* The exercise: Reproduce every line of the material below, but drop the pictures.

* Dataset content:
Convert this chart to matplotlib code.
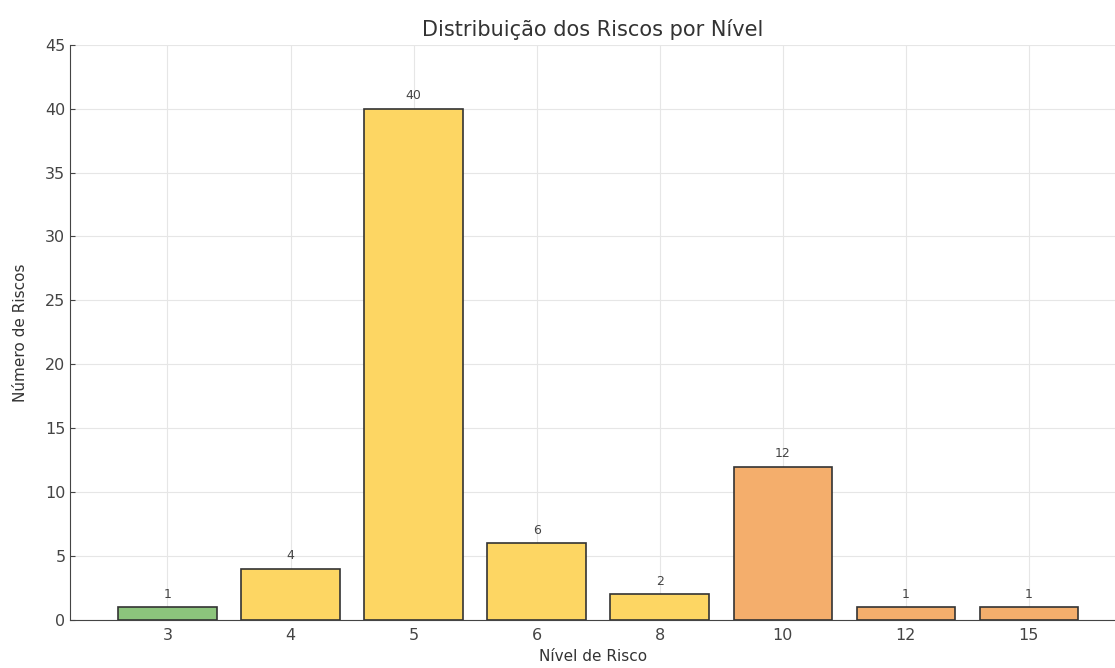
import matplotlib.pyplot as plt

niveis = ['3', '4', '5', '6', '8', '10', '12', '15']
contagens = [1, 4, 40, 6, 2, 12, 1, 1]
cores = ['#8cc47c', '#fdd663', '#fdd663', '#fdd663', '#fdd663',
         '#f4ae6c', '#f4ae6c', '#f4ae6c']

fig = plt.figure(figsize=(11.15, 6.68), dpi=100)
ax = fig.add_axes([0.063, 0.072, 0.937, 0.861])

x = range(len(niveis))
bars = ax.bar(x, contagens, width=0.8, color=cores, edgecolor='#333333', linewidth=1.2, zorder=3)
for b, v in zip(bars, contagens):
    ax.text(b.get_x() + b.get_width() / 2, v + 0.5, str(v), ha='center', va='bottom',
            fontsize=9, color='#444444')

ax.set_xticks(list(x))
ax.set_xticklabels(niveis)
ax.set_xlim(-0.79, 7.7)
ax.set_ylim(0, 45)
ax.set_yticks(range(0, 46, 5))
ax.grid(True, color='#e6e6e6', linewidth=0.8, zorder=0)
ax.tick_params(direction='in', labelsize=11.5, colors='#444444', labelcolor='#444444')
ax.tick_params(axis='x', pad=6)
for s in ['top', 'right']:
    ax.spines[s].set_visible(False)
for s in ['left', 'bottom']:
    ax.spines[s].set_color('#444444')

ax.set_title('Distribuição dos Riscos por Nível', fontsize=15, color='#333333', pad=6)
ax.set_xlabel('Nível de Risco', fontsize=11, color='#333333', labelpad=4)
ax.set_ylabel('Número de Riscos', fontsize=11, color='#333333', labelpad=12)

plt.savefig('out.png', dpi=100)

* Answer below:
Convert this chart to matplotlib code.
import matplotlib.pyplot as plt

niveis = ['3', '4', '5', '6', '8', '10', '12', '15']
contagens = [1, 4, 40, 6, 2, 12, 1, 1]
cores = ['#8cc47c', '#fdd663', '#fdd663', '#fdd663', '#fdd663',
         '#f4ae6c', '#f4ae6c', '#f4ae6c']

fig = plt.figure(figsize=(11.15, 6.68), dpi=100)
ax = fig.add_axes([0.063, 0.072, 0.937, 0.861])

x = range(len(niveis))
bars = ax.bar(x, contagens, width=0.8, color=cores, edgecolor='#333333', linewidth=1.2, zorder=3)
for b, v in zip(bars, contagens):
    ax.text(b.get_x() + b.get_width() / 2, v + 0.5, str(v), ha='center', va='bottom',
            fontsize=9, color='#444444')

ax.set_xticks(list(x))
ax.set_xticklabels(niveis)
ax.set_xlim(-0.79, 7.7)
ax.set_ylim(0, 45)
ax.set_yticks(range(0, 46, 5))
ax.grid(True, color='#e6e6e6', linewidth=0.8, zorder=0)
ax.tick_params(direction='in', labelsize=11.5, colors='#444444', labelcolor='#444444')
ax.tick_params(axis='x', pad=6)
for s in ['top', 'right']:
    ax.spines[s].set_visible(False)
for s in ['left', 'bottom']:
    ax.spines[s].set_color('#444444')

ax.set_title('Distribuição dos Riscos por Nível', fontsize=15, color='#333333', pad=6)
ax.set_xlabel('Nível de Risco', fontsize=11, color='#333333', labelpad=4)
ax.set_ylabel('Número de Riscos', fontsize=11, color='#333333', labelpad=12)

plt.savefig('out.png', dpi=100)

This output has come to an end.